## What you need to do
Copy out the whole listing exactly as written, leaving the pictures behind.

## Data block
════

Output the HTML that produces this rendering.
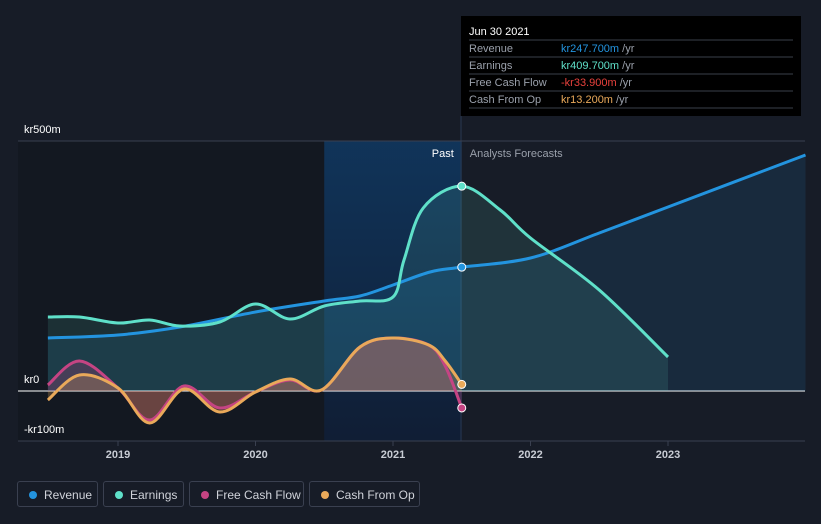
<!DOCTYPE html>
<html><head><meta charset="utf-8"><style>
body{margin:0;background:#171c27;font-family:"Liberation Sans",sans-serif;}
svg{display:block}
.leg{position:absolute;top:481px;height:26px;border:1px solid #3a4050;border-radius:3px;color:#d0d3da;font-size:12px;line-height:26px;box-sizing:border-box;padding-left:26px}
.leg i{position:absolute;left:11px;top:9px;width:8px;height:8px;border-radius:50%}
</style></head><body>
<div style="position:relative;width:821px;height:524px;overflow:hidden">
<svg id="c" width="821" height="524"></svg>
<div class="leg" style="left:17px;width:81px"><i style="background:#2394df"></i>Revenue</div>
<div class="leg" style="left:103px;width:81px"><i style="background:#5fe0c9"></i>Earnings</div>
<div class="leg" style="left:189px;width:115px"><i style="background:#c54483"></i>Free Cash Flow</div>
<div class="leg" style="left:309px;width:111px"><i style="background:#e9a95a"></i>Cash From Op</div>
</div>
<script>
const revT=[2018.49,2019,2019.45,2020,2020.5,2020.76,2021,2021.27,2021.5,2022,2022.5,2023,2024];
const revV=[106,112,128,158,180,190,212,238,247.7,266,316,368,472];
const earnT=[2018.49,2018.72,2019,2019.23,2019.45,2019.74,2020,2020.25,2020.5,2020.76,2021,2021.08,2021.22,2021.5,2021.78,2022,2022.5,2023];
const earnV=[148,148,136,142,130,138,174,144,170,180,188,262,366,409.7,362,306,202,68];
const fcfT=[2018.49,2018.72,2019,2019.23,2019.48,2019.74,2020,2020.25,2020.48,2020.76,2021,2021.26,2021.38,2021.5];
const fcfV=[12,60,6,-58,10,-34,-2,22,2,88,106,92,50,-33.9];
const cfoT=[2018.49,2018.72,2019,2019.23,2019.48,2019.74,2020,2020.25,2020.48,2020.76,2021,2021.26,2021.38,2021.5];
const cfoV=[-18,32,6,-64,4,-42,-2,24,2,88,106,92,60,13.2];
const yTicks=[500,0,-100];const yLabels=["kr500m","kr0","-kr100m"];
const xTicks=[2019,2020,2021,2022,2023];
const X=t=>118+(t-2019)*137.5, Y=v=>391-v*0.5;
const NS="http://www.w3.org/2000/svg",svg=document.getElementById('c');
function el(tag,a,txt){const e=document.createElementNS(NS,tag);for(const k in a)e.setAttribute(k,a[k]);if(txt!=null)e.textContent=txt;svg.appendChild(e);return e;}
function path(T,V){const p=T.map((t,i)=>[X(t),Y(V[i])]);let d=`M${p[0][0]},${p[0][1]}`;
for(let i=0;i<p.length-1;i++){const p0=p[i-1]||p[i],p1=p[i],p2=p[i+1],p3=p[i+2]||p2;
d+=`C${p1[0]+(p2[0]-p0[0])/6},${p1[1]+(p2[1]-p0[1])/6} ${p2[0]-(p3[0]-p1[0])/6},${p2[1]-(p3[1]-p1[1])/6} ${p2[0]},${p2[1]}`;}return {d,p};}
const defs=el('defs',{});
defs.innerHTML='<linearGradient id="bg" x1="0" y1="0" x2="0" y2="1"><stop offset="0" stop-color="#0f3a66" stop-opacity="0.8"/><stop offset="1" stop-color="#0e1e38" stop-opacity="0.8"/></linearGradient>';
let r=el('rect',{x:18,y:141,width:X(2020.5)-18,height:300,fill:'#131821'});
r=el('rect',{x:X(2020.5),y:141,width:X(2021.5)-X(2020.5),height:300,fill:'url(#bg)'});
el('line',{x1:461,x2:461,y1:116,y2:441,stroke:'#2a3850'});
yTicks.forEach((v,i)=>{let l=el('line',{x1:18,x2:805,y1:Y(v),y2:Y(v),stroke:v===0?'#ffffff':'#3a4050','stroke-width':1});

let t=el('text',{x:24,y:Y(v)-8,fill:'#fff','font-size':11},yLabels[i]);});
let g=el('line',{x1:18,x2:805,y1:441,y2:441,stroke:'#3a4050'});
xTicks.forEach(v=>{el('line',{x1:X(v),x2:X(v),y1:441,y2:446,stroke:'#3a4050'});let t=el('text',{x:X(v),y:458,fill:'#c8ccd4','font-size':11,'font-weight':'bold','text-anchor':'middle'},v);});
const series=[[revT,revV,'#2394df','#2394df','revenue'],[earnT,earnV,'#5fe0c9','#5fe0c9','earnings'],[fcfT,fcfV,'#c54483','#c54483','free-cash-flow'],[cfoT,cfoV,'#e9a95a','#e9a95a','cash-from-op']];
series.forEach(s=>{const {d,p}=path(s[0],s[1]);const last=p[p.length-1];
let a=el('path',{d:d+`L${last[0]},391L${p[0][0]},391Z`,fill:s[3],'fill-opacity':s[4]=='revenue'||s[4]=='earnings'?0.12:0.25});});
series.forEach(s=>{const {d,p}=path(s[0],s[1]);
let l=el('path',{d,fill:'none',stroke:s[2],'stroke-width':3});
const i=s[0].indexOf(2021.5);if(i>=0){let c=el('circle',{cx:p[i][0],cy:p[i][1],r:4,fill:s[2],stroke:'#fff','stroke-width':1});}});
let t=el('text',{x:X(2021.5)-8,y:157,fill:'#fff','font-size':11,'text-anchor':'end'},'Past');
t=el('text',{x:X(2021.5)+8,y:157,fill:'#9aa0ab','font-size':11},'Analysts Forecasts');
let tb=el('rect',{x:461,y:16,width:340,height:100,fill:'#000'});
el('text',{x:469,y:35,fill:'#fff','font-size':11},'Jun 30 2021');
const rows=[['Revenue','kr247.700m','#2394df'],['Earnings','kr409.700m','#5fe0c9'],['Free Cash Flow','-kr33.900m','#e8413c'],['Cash From Op','kr13.200m','#e9a95a']];
rows.forEach((rw,i)=>{const y=40+i*17;el('line',{x1:469,x2:793,y1:y,y2:y,stroke:'#3a3f4a'});
el('text',{x:469,y:y+12,fill:'#9aa0ab','font-size':11},rw[0]);
const v=el('text',{x:561,y:y+12,fill:rw[2],'font-size':11},rw[1]);
const ts=document.createElementNS(NS,'tspan');ts.setAttribute('fill','#9aa0ab');ts.textContent=' /yr';v.appendChild(ts);});
el('line',{x1:469,x2:793,y1:108,y2:108,stroke:'#3a3f4a'});
</script>
</body></html>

════

## Exercise output
Output the HTML that produces this rendering.
<!DOCTYPE html>
<html><head><meta charset="utf-8"><style>
body{margin:0;background:#171c27;font-family:"Liberation Sans",sans-serif;}
svg{display:block}
.leg{position:absolute;top:481px;height:26px;border:1px solid #3a4050;border-radius:3px;color:#d0d3da;font-size:12px;line-height:26px;box-sizing:border-box;padding-left:26px}
.leg i{position:absolute;left:11px;top:9px;width:8px;height:8px;border-radius:50%}
</style></head><body>
<div style="position:relative;width:821px;height:524px;overflow:hidden">
<svg id="c" width="821" height="524"></svg>
<div class="leg" style="left:17px;width:81px"><i style="background:#2394df"></i>Revenue</div>
<div class="leg" style="left:103px;width:81px"><i style="background:#5fe0c9"></i>Earnings</div>
<div class="leg" style="left:189px;width:115px"><i style="background:#c54483"></i>Free Cash Flow</div>
<div class="leg" style="left:309px;width:111px"><i style="background:#e9a95a"></i>Cash From Op</div>
</div>
<script>
const revT=[2018.49,2019,2019.45,2020,2020.5,2020.76,2021,2021.27,2021.5,2022,2022.5,2023,2024];
const revV=[106,112,128,158,180,190,212,238,247.7,266,316,368,472];
const earnT=[2018.49,2018.72,2019,2019.23,2019.45,2019.74,2020,2020.25,2020.5,2020.76,2021,2021.08,2021.22,2021.5,2021.78,2022,2022.5,2023];
const earnV=[148,148,136,142,130,138,174,144,170,180,188,262,366,409.7,362,306,202,68];
const fcfT=[2018.49,2018.72,2019,2019.23,2019.48,2019.74,2020,2020.25,2020.48,2020.76,2021,2021.26,2021.38,2021.5];
const fcfV=[12,60,6,-58,10,-34,-2,22,2,88,106,92,50,-33.9];
const cfoT=[2018.49,2018.72,2019,2019.23,2019.48,2019.74,2020,2020.25,2020.48,2020.76,2021,2021.26,2021.38,2021.5];
const cfoV=[-18,32,6,-64,4,-42,-2,24,2,88,106,92,60,13.2];
const yTicks=[500,0,-100];const yLabels=["kr500m","kr0","-kr100m"];
const xTicks=[2019,2020,2021,2022,2023];
const X=t=>118+(t-2019)*137.5, Y=v=>391-v*0.5;
const NS="http://www.w3.org/2000/svg",svg=document.getElementById('c');
function el(tag,a,txt){const e=document.createElementNS(NS,tag);for(const k in a)e.setAttribute(k,a[k]);if(txt!=null)e.textContent=txt;svg.appendChild(e);return e;}
function path(T,V){const p=T.map((t,i)=>[X(t),Y(V[i])]);let d=`M${p[0][0]},${p[0][1]}`;
for(let i=0;i<p.length-1;i++){const p0=p[i-1]||p[i],p1=p[i],p2=p[i+1],p3=p[i+2]||p2;
d+=`C${p1[0]+(p2[0]-p0[0])/6},${p1[1]+(p2[1]-p0[1])/6} ${p2[0]-(p3[0]-p1[0])/6},${p2[1]-(p3[1]-p1[1])/6} ${p2[0]},${p2[1]}`;}return {d,p};}
const defs=el('defs',{});
defs.innerHTML='<linearGradient id="bg" x1="0" y1="0" x2="0" y2="1"><stop offset="0" stop-color="#0f3a66" stop-opacity="0.8"/><stop offset="1" stop-color="#0e1e38" stop-opacity="0.8"/></linearGradient>';
let r=el('rect',{x:18,y:141,width:X(2020.5)-18,height:300,fill:'#131821'});
r=el('rect',{x:X(2020.5),y:141,width:X(2021.5)-X(2020.5),height:300,fill:'url(#bg)'});
el('line',{x1:461,x2:461,y1:116,y2:441,stroke:'#2a3850'});
yTicks.forEach((v,i)=>{let l=el('line',{x1:18,x2:805,y1:Y(v),y2:Y(v),stroke:v===0?'#ffffff':'#3a4050','stroke-width':1});

let t=el('text',{x:24,y:Y(v)-8,fill:'#fff','font-size':11},yLabels[i]);});
let g=el('line',{x1:18,x2:805,y1:441,y2:441,stroke:'#3a4050'});
xTicks.forEach(v=>{el('line',{x1:X(v),x2:X(v),y1:441,y2:446,stroke:'#3a4050'});let t=el('text',{x:X(v),y:458,fill:'#c8ccd4','font-size':11,'font-weight':'bold','text-anchor':'middle'},v);});
const series=[[revT,revV,'#2394df','#2394df','revenue'],[earnT,earnV,'#5fe0c9','#5fe0c9','earnings'],[fcfT,fcfV,'#c54483','#c54483','free-cash-flow'],[cfoT,cfoV,'#e9a95a','#e9a95a','cash-from-op']];
series.forEach(s=>{const {d,p}=path(s[0],s[1]);const last=p[p.length-1];
let a=el('path',{d:d+`L${last[0]},391L${p[0][0]},391Z`,fill:s[3],'fill-opacity':s[4]=='revenue'||s[4]=='earnings'?0.12:0.25});});
series.forEach(s=>{const {d,p}=path(s[0],s[1]);
let l=el('path',{d,fill:'none',stroke:s[2],'stroke-width':3});
const i=s[0].indexOf(2021.5);if(i>=0){let c=el('circle',{cx:p[i][0],cy:p[i][1],r:4,fill:s[2],stroke:'#fff','stroke-width':1});}});
let t=el('text',{x:X(2021.5)-8,y:157,fill:'#fff','font-size':11,'text-anchor':'end'},'Past');
t=el('text',{x:X(2021.5)+8,y:157,fill:'#9aa0ab','font-size':11},'Analysts Forecasts');
let tb=el('rect',{x:461,y:16,width:340,height:100,fill:'#000'});
el('text',{x:469,y:35,fill:'#fff','font-size':11},'Jun 30 2021');
const rows=[['Revenue','kr247.700m','#2394df'],['Earnings','kr409.700m','#5fe0c9'],['Free Cash Flow','-kr33.900m','#e8413c'],['Cash From Op','kr13.200m','#e9a95a']];
rows.forEach((rw,i)=>{const y=40+i*17;el('line',{x1:469,x2:793,y1:y,y2:y,stroke:'#3a3f4a'});
el('text',{x:469,y:y+12,fill:'#9aa0ab','font-size':11},rw[0]);
const v=el('text',{x:561,y:y+12,fill:rw[2],'font-size':11},rw[1]);
const ts=document.createElementNS(NS,'tspan');ts.setAttribute('fill','#9aa0ab');ts.textContent=' /yr';v.appendChild(ts);});
el('line',{x1:469,x2:793,y1:108,y2:108,stroke:'#3a3f4a'});
</script>
</body></html>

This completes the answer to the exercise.